In 2013, Kris Moore and I started a weekly video podcast,, where we discuss the latest news from the BSD family of operating systems and related projects, and interview developers and other community members. This has been one of the most rewarding things I have done, as we get many thank you letters from people all throughout the community, and get new people to join the community. It was a bit strange when suddenly everyone at the conferences knew who I was.

The next year, I started working on documentation for ZFS, and contributed that to the FreeBSD Handbook. This, and other work, resulted in me being granted a documentation "commit bit" at BSDCan 2014, making me officially a member of the Project. Not much more than a year later, my continued work on the installer, universal config files, and various other bits of the OS were rewarded with a src commit bit as well.

This spring, I also co-wrote "FreeBSD Mastery: ZFS" with Michael W. Lucas, who is well known for his line of high quality technical books. It is available in e-book and printed versions from We are currently working on the follow-on: "FreeBSD Mastery: Advanced ZFS".

Why do you like FreeBSD?
There are a great many reasons, but the foremost is the community. There is no better group of people I could choose to spend my free time with. The other flagship part of the Project is the documentation. When I was getting started, being able to work through a section of the FreeBSD Handbook and end up with a working system that I actually understood was key. So it was important to me to make sure the handbook covered the newer parts of FreeBSD, like the ZFS file system and bhyve, the new hypervisor.

From a more practical standpoint, my initial usage of FreeBSD was because of its security and stability, which were what was needed most to run a shell provider. In recent years, my needs have changed, but FreeBSD has kept up. Containers (in the form of Jails) have been making my life easier for more than 8 years now. We deploy all of our applications in jails, which in additional to the obvious security benefits, makes it very easy to shuffle the applications between servers as needed. One of the other important things has been the ABI stability. We can run a version of FreeBSD, and know that for 5 years, things will not change out from under us.

My company makes use of a mix of FreeBSD releases, and the development branch. We would like to give a special thank you to the entire release engineering team for their work to get the releases out on time, and for the new release schedule that will get the new features into our hands faster.

Anything else you'd like to add about FreeBSD or the Foundation?
Supporting the Foundation is important, not just to keep the Project going, but to show the rest of the world that there is a thriving community behind the Project. This makes potential new users of FreeBSD, be they users or corporations, more assured of the longevity and diversity of the Project.

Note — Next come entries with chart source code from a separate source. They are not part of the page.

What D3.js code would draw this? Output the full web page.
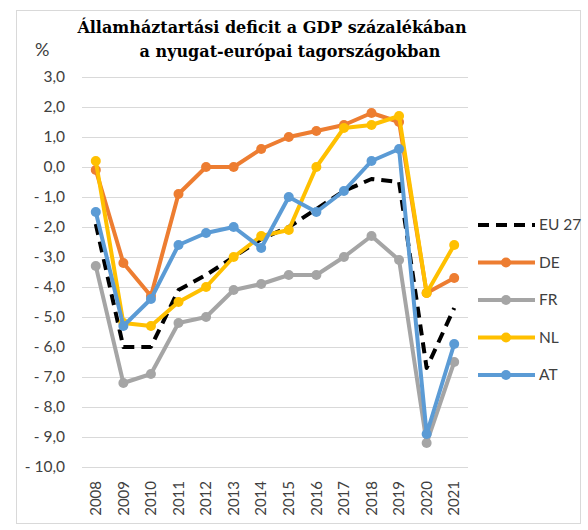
<!DOCTYPE html>
<html>
<head>
<meta charset="utf-8">
<script src="https://cdn.jsdelivr.net/npm/d3@7"></script>
<style>
  body { margin: 0; background: #fff; }
  .tick text { font-family: Lato, "Open Sans", sans-serif; fill: #404040; }
</style>
</head>
<body>
<div id="chart"></div>
<script>
var years = [2008, 2009, 2010, 2011, 2012, 2013, 2014, 2015, 2016, 2017, 2018, 2019, 2020, 2021];
var yTicks = [3, 2, 1, 0, -1, -2, -3, -4, -5, -6, -7, -8, -9, -10];

var eu27 = [-1.9, -6.0, -6.0, -4.1, -3.6, -3.0, -2.4, -2.0, -1.4, -0.8, -0.4, -0.5, -6.7, -4.7];
var de   = [-0.1, -3.2, -4.3, -0.9, 0.0, 0.0, 0.6, 1.0, 1.2, 1.4, 1.8, 1.5, -4.2, -3.7];
var fr   = [-3.3, -7.2, -6.9, -5.2, -5.0, -4.1, -3.9, -3.6, -3.6, -3.0, -2.3, -3.1, -9.2, -6.5];
var nl   = [0.2, -5.2, -5.3, -4.5, -4.0, -3.0, -2.3, -2.1, 0.0, 1.3, 1.4, 1.7, -4.2, -2.6];
var at   = [-1.5, -5.3, -4.4, -2.6, -2.2, -2.0, -2.7, -1.0, -1.5, -0.8, 0.2, 0.6, -8.9, -5.9];

var series = [
  {key: "EU 27", values: eu27, color: "#000000", dash: true},
  {key: "DE", values: de, color: "#ED7D31"},
  {key: "FR", values: fr, color: "#A5A5A5"},
  {key: "NL", values: nl, color: "#FFC000"},
  {key: "AT", values: at, color: "#5B9BD5"}
];

var width = 588, height = 530;
var plot = {left: 82, right: 468, top: 77, bottom: 467};

var svg = d3.select("#chart").append("svg")
    .attr("width", width)
    .attr("height", height);

// chart frame
svg.append("rect")
    .attr("x", 16.5).attr("y", 10.5)
    .attr("width", 564).attr("height", 513)
    .attr("fill", "#fff")
    .attr("stroke", "#d9d9d9");

var x = d3.scaleBand().domain(years).range([plot.left, plot.right]);
var y = d3.scaleLinear().domain([-10, 3]).range([plot.bottom, plot.top]);

var fmt = d => (d < 0 ? "- " : "") + d3.format(".1f")(Math.abs(d)).replace(".", ",");

// y axis with gridlines
var yAxis = d3.axisLeft(y)
    .tickValues(yTicks)
    .tickSize(-(plot.right - plot.left))
    .tickPadding(17)
    .tickFormat(fmt);

svg.append("g")
    .attr("class", "axis yAxis")
    .attr("transform", `translate(${plot.left}, 0)`)
    .call(yAxis)
    .call(g => g.select(".domain").remove())
    .call(g => g.selectAll(".tick line").attr("stroke", "#d9d9d9"))
    .call(g => g.selectAll(".tick text").attr("font-size", 15.5));

// x axis labels, rotated
var xAxis = d3.axisBottom(x).tickSize(0).tickPadding(0);

svg.append("g")
    .attr("class", "axis xAxis")
    .attr("transform", `translate(0, ${plot.bottom})`)
    .call(xAxis)
    .call(g => g.select(".domain").remove())
    .call(g => g.selectAll(".tick text")
        .attr("font-size", 15)
        .attr("transform", "rotate(-90)")
        .attr("x", -14)
        .attr("y", 0)
        .attr("dy", "0.35em")
        .style("text-anchor", "end"));

var line = d3.line()
    .x((d, i) => x(years[i]) + x.bandwidth() / 2)
    .y(d => y(d));

series.forEach(function(s) {
    svg.append("path")
        .datum(s.values)
        .attr("class", "line")
        .attr("fill", "none")
        .attr("stroke", s.color)
        .attr("stroke-width", 4)
        .attr("stroke-linejoin", "round")
        .attr("stroke-dasharray", s.dash ? "11,7" : null)
        .attr("d", line);

    if (!s.dash) {
        svg.append("g").selectAll("circle")
            .data(s.values)
            .enter()
            .append("circle")
            .attr("cx", (d, i) => x(years[i]) + x.bandwidth() / 2)
            .attr("cy", d => y(d))
            .attr("r", 5)
            .attr("fill", s.color);
    }
});

// legend
var legend = svg.append("g").attr("class", "legend");
series.forEach(function(s, i) {
    var ly = 225 + i * 37.5;
    legend.append("line")
        .attr("x1", 478).attr("x2", 535)
        .attr("y1", ly).attr("y2", ly)
        .attr("stroke", s.color)
        .attr("stroke-width", 4)
        .attr("stroke-dasharray", s.dash ? "11,7" : null);
    if (!s.dash) {
        legend.append("circle")
            .attr("cx", 506).attr("cy", ly).attr("r", 5)
            .attr("fill", s.color);
    }
    legend.append("text")
        .attr("x", 539).attr("y", ly)
        .attr("dy", "0.35em")
        .attr("font-family", "Lato, 'Open Sans', sans-serif")
        .attr("font-size", 15.5)
        .attr("fill", "#404040")
        .text(s.key);
});

// title
var title = svg.append("text")
    .attr("font-family", "'DejaVu Serif', serif")
    .attr("font-weight", "bold")
    .attr("font-size", 16)
    .attr("fill", "#000")
    .attr("text-anchor", "middle");
title.append("tspan").attr("x", 272).attr("y", 33).text("Államháztartási deficit a GDP százalékában");
title.append("tspan").attr("x", 290).attr("y", 57).text("a nyugat-európai tagországokban");

svg.append("text")
    .attr("x", 35).attr("y", 56)
    .attr("font-family", "Lato, 'Open Sans', sans-serif")
    .attr("font-size", 18)
    .attr("fill", "#404040")
    .text("%");
</script>
</body>
</html>
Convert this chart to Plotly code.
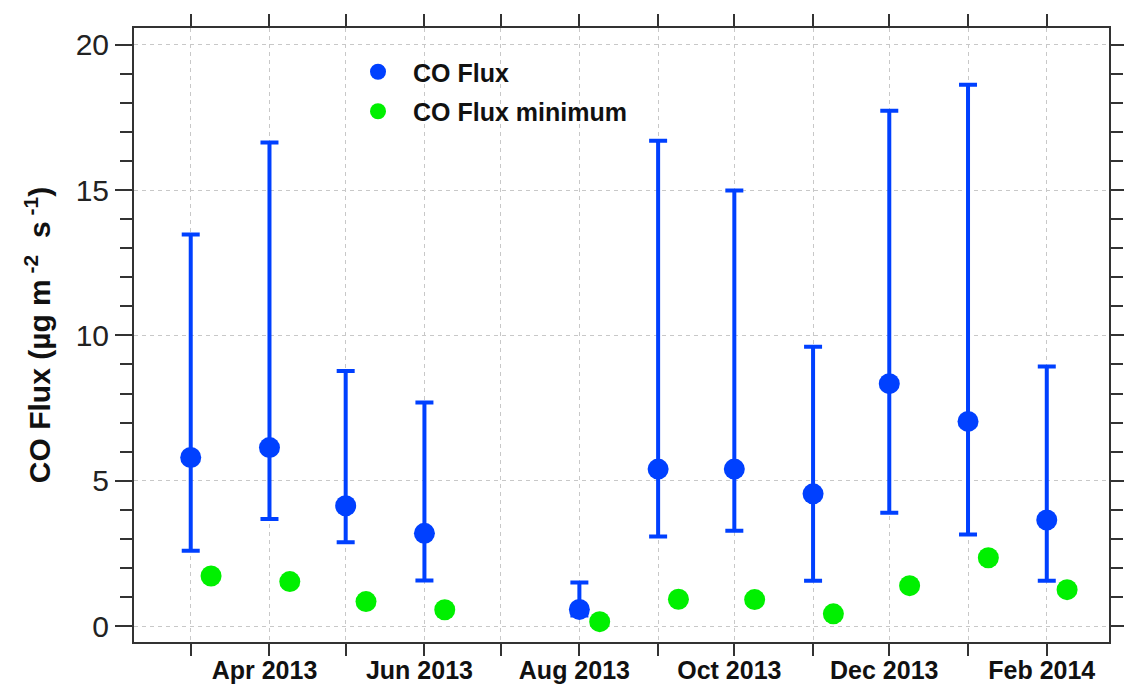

Thursday, September 17, 2015

BSDCam 2015 Trip Report: Mariusz Zaborski

I'm a fresh FreeBSD committer who is very interested in security things. I also work for the Wheel Systems company which develops security solutions. So it was natural for me that I should attend Cambridge Developer Summit which, in my opinion, is the most security related event in every committer’s calendar. This was also my third visit to Cambridge. For the first one I also wrote a trip report which you can find here. The conference was held in August 17-20, 2015.

 This year I attended with my two colleagues, Konrad Witaszczyk and MiƂosz Kaniewski. I arrived very early around 10am on a Sunday (unfortunately we had to take different flights), so I had a lot of time to walk around Cambridge. I must admit that there’s something magical in this town. You can see many old buildings. On every corner you can film an old or fantasy movie. There are also big fields of green and the river in which you can go punting. I really enjoy this town every time I'm there.

 This year we also stayed in Sidney Sussex, which is this big, great college. What is also very important is the fact that it sits right in the center of town. We arrived one day earlier and since there weren't any special activities planned, we spent the rest of the evening socializing with other FreeBSD peers.

 The first day of DevSummit was on Monday. This year we decided to walk every day to the Computer Laboratory. The first session I attended that day was about storage, networking and armv8. The storage session which was the closest to me, was led by Benno Rice. The main topic was improving GEOM.

 The second day of the conference was even more exciting than the first one. First I attended the tracing group, in which George Neville-Neil was talking about dtrace. Next we had discussion about Capsicum. In this discussion we also were talking about Ed Schousten’s work called CloudABI. The last group was led by Ed Maste talking about toolchain and LLVM.

 The official dinner was held on this day. This year we had a great pleasure to be guests of the Murray Edwards College. The college has the largest collection of women's art in Europe, and the second largest in the world. Only women can study in this college.

 The last day of DevSummit was spent discussing testing. This group was focused on atf and kyua. Next we had session about teaching in which, Robert Watson and George Neville-Neil, told us about the courses they are teaching in which they use FreeBSD and dtrace. The last session was about security and crypto, and I wasn't disappointed. Mark Murry again (as he did 2 years ago) discussed random number generator with others. It turns out that the Fortuna, a new algorithm for random generating, isn't prepared for multi CPU environments, and further research is needed.

 There is a lot of knowledge in every working group, but there is also a lot of great information from people that we spoke to after or during the conference. I spent a lot of time talking with many incredibly smart people who told me about their recent findings in their research. For example, we were talking about packaging, security, encrypting the boot partition, MIPS processor (cherri project in particular) and much more. Of course we didn’t only talk about work. After one of the dinners I can tell you everything about rugby in French. :)

 Then the unfortunate last day came. We went to see Cambridge for the last time. We spent some time in the botanic gardens and took the flight back to Poland. After this trip I can tell that I learned many things, but I also realize how much I don't know and how much interesting stuff is going on around me. I came back home motivated to work even harder.

 I would like to thank FreeBSD Foundation for making this trip possible for me.